Dans une langue pointilliste, colorée et odorante, Pierre Michon dresse le portrait de ses aïeux, et nous offre chaque fois le plaisir d’une rencontre et la jouissance de la « belle langue ». Cet article du Monde est paru il y a plus de quarante ans, au moment de la sortie de Vies minuscules. Récemment, Pierre Michon ose émettre l’hypothèse qu’il est le dernier écrivain du dix-neuvième siècle, avant de se reprendre en concédant qu’il peut en exister un ou deux autres dont il ne révélera pas le nom. Moi qui aime la belle langue, qui prise ou prisait (et peut-être ai désappris) l’emploi de l’imparfait du subjonctif, j’aurais pu tomber en extase en lisant Vies minuscules. C’est l’inverse qui s’est produit, j’ai froncé les sourcils, progressé avec une lenteur d’escargot, essayé de m’accrocher, renoncé. Lui-même se confie à Augustin Trapenard, l’année dernière :

-       Si c’était à refaire, Pierre Michon, qu’est-ce que vous referiez et qu’est-ce que vous ne referiez pas ?

-       Je serais riche (il rigole). Première chose.

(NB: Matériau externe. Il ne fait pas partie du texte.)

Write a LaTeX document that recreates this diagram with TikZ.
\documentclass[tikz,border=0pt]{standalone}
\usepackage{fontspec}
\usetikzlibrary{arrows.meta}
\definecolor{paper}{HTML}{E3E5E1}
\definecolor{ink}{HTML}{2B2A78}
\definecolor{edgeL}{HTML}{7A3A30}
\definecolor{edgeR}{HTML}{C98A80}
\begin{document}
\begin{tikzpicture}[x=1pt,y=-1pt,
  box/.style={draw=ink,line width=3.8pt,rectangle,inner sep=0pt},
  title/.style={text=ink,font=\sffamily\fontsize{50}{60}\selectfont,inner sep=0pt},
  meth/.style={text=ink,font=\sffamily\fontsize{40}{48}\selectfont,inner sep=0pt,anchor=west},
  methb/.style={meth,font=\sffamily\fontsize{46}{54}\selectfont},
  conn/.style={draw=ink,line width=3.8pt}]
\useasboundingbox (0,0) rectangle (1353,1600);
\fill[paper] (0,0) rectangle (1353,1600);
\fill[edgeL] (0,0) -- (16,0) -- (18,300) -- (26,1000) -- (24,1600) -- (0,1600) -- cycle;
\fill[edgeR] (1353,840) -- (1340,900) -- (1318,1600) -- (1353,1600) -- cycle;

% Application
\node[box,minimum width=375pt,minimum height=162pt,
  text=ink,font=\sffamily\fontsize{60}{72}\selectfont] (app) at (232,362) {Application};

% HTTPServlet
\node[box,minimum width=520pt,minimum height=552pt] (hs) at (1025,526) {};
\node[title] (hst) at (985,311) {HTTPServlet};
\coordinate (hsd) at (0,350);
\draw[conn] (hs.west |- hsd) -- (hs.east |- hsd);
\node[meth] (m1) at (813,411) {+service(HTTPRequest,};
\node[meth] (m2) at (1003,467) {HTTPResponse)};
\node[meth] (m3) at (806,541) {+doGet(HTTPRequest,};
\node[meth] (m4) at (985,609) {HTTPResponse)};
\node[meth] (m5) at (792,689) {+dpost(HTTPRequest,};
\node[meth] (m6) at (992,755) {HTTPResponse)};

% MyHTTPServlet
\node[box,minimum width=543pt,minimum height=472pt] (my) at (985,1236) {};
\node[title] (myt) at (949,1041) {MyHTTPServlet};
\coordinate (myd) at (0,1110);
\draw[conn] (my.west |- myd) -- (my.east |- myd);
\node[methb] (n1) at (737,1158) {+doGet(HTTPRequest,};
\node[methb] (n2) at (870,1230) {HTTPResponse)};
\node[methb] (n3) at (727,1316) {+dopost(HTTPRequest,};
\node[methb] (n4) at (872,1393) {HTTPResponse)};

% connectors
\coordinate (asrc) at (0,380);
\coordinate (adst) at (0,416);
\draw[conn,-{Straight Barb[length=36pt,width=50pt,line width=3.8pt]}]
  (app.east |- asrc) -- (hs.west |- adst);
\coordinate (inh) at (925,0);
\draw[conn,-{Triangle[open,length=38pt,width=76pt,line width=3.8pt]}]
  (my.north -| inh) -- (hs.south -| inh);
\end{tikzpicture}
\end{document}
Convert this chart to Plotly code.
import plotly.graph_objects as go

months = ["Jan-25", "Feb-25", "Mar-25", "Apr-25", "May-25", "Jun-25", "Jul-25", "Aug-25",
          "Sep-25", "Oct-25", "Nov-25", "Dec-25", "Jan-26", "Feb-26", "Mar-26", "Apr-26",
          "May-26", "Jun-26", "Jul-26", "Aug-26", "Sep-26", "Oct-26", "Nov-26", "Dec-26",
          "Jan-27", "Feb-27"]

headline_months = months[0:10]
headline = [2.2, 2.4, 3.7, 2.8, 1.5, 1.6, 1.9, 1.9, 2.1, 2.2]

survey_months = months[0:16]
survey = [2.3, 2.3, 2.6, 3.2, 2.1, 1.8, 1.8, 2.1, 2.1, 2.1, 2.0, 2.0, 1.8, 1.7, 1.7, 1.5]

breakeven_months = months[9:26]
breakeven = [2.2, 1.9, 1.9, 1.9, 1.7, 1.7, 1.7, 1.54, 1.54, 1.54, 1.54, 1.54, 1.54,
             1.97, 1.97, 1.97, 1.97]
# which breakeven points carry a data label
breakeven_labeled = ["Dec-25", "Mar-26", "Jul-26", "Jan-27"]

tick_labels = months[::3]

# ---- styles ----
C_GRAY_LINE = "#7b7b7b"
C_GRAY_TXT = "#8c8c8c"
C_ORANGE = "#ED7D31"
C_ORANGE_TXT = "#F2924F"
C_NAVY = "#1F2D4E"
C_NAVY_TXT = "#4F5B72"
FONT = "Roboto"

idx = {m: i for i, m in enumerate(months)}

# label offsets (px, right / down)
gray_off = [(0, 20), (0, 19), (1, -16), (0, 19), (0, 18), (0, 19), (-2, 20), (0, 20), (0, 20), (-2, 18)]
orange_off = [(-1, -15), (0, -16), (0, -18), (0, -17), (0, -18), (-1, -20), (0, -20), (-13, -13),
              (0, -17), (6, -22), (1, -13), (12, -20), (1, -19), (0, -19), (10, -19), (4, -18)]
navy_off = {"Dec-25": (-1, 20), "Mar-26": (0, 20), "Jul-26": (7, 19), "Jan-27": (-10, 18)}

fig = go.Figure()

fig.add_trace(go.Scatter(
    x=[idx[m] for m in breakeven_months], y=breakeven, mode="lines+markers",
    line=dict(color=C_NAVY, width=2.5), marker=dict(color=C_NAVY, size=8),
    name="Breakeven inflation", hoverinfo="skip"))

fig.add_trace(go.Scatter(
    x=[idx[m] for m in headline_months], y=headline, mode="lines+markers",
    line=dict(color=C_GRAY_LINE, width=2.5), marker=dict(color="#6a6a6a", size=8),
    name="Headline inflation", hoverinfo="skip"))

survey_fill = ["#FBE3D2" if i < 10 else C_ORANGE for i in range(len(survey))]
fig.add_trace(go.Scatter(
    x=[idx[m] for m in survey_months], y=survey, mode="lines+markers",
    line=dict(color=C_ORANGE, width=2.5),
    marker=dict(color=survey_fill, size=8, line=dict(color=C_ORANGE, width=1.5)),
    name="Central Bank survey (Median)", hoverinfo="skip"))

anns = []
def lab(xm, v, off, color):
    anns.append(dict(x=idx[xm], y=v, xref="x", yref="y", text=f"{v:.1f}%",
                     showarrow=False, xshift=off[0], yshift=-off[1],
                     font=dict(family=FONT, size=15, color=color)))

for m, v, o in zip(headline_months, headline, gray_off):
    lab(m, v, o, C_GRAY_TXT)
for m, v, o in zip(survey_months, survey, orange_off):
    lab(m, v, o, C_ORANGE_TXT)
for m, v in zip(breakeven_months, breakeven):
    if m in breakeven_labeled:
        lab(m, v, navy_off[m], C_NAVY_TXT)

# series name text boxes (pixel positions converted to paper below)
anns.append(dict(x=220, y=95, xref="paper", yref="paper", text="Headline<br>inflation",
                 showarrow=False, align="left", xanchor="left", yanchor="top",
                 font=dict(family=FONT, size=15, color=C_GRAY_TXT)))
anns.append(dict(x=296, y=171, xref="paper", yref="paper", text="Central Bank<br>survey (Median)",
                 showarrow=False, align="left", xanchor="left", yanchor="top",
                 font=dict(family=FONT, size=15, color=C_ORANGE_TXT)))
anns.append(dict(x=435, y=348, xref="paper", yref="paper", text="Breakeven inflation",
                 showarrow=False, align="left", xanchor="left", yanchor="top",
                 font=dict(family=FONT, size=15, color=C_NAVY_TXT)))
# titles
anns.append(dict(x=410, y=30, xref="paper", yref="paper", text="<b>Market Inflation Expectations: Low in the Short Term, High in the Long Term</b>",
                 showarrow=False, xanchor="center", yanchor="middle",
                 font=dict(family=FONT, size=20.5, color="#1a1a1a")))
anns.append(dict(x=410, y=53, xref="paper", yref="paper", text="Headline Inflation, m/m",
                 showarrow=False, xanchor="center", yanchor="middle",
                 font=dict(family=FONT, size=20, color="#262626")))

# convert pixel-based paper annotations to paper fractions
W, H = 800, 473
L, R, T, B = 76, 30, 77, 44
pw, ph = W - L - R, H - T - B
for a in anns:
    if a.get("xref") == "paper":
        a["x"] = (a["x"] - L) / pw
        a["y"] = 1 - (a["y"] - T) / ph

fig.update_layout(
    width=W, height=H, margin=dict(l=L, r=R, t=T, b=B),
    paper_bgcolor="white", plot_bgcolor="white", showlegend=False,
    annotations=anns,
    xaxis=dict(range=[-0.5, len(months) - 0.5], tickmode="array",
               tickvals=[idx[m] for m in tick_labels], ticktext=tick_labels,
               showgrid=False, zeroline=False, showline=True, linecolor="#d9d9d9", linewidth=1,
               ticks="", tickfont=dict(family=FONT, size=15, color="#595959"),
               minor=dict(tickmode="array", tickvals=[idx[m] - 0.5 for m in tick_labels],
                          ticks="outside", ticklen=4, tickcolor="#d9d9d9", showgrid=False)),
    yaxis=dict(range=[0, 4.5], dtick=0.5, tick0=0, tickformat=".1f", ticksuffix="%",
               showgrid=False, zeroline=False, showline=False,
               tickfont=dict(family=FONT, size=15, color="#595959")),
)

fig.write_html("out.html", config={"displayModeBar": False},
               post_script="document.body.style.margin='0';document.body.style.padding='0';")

Et ce que je referais ? Je referais de la littérature certainement puisque je suis incapable de faire autre chose, mais beaucoup moins prise de tête et beaucoup moins littéraire. Je ne comprends pas tout, je vois les articles de journaux : ils parlent de grand style, de métaphores etc. Oui, bon, c’est ainsi que j’écris.

-       Justement, qu’est-ce que ça vous a apporté l’écriture dans la vie, Pierre ?

-       D’avoir une vie. Je n’aurais pas pu faire autre chose. Je ne voulais pas travailler. Ça m’a apporté un petit peu de bonheur. Ça m’a évité de vieillir, certainement.

Admiratif et respectueux, j’arrête cependant ma lecture à la page quarante, non sans saluer l’honnêteté et le courage du vieil homme se retournant sur son passé d’écrivain. J’aurai donc vécu pendant quelques heures une rencontre littéraire du niveau de celle que j’avais eue avec Julien Gracq il y a quarante ans. Mais, contrairement à ce qui s’était alors passé (j’avais dévoré toute l’œuvre de Gracq), je ne ferai pas l’effort de m’imprégner du génie de Pierre Michon : trop prise de tête, et ce n’est pas moi qui le dit.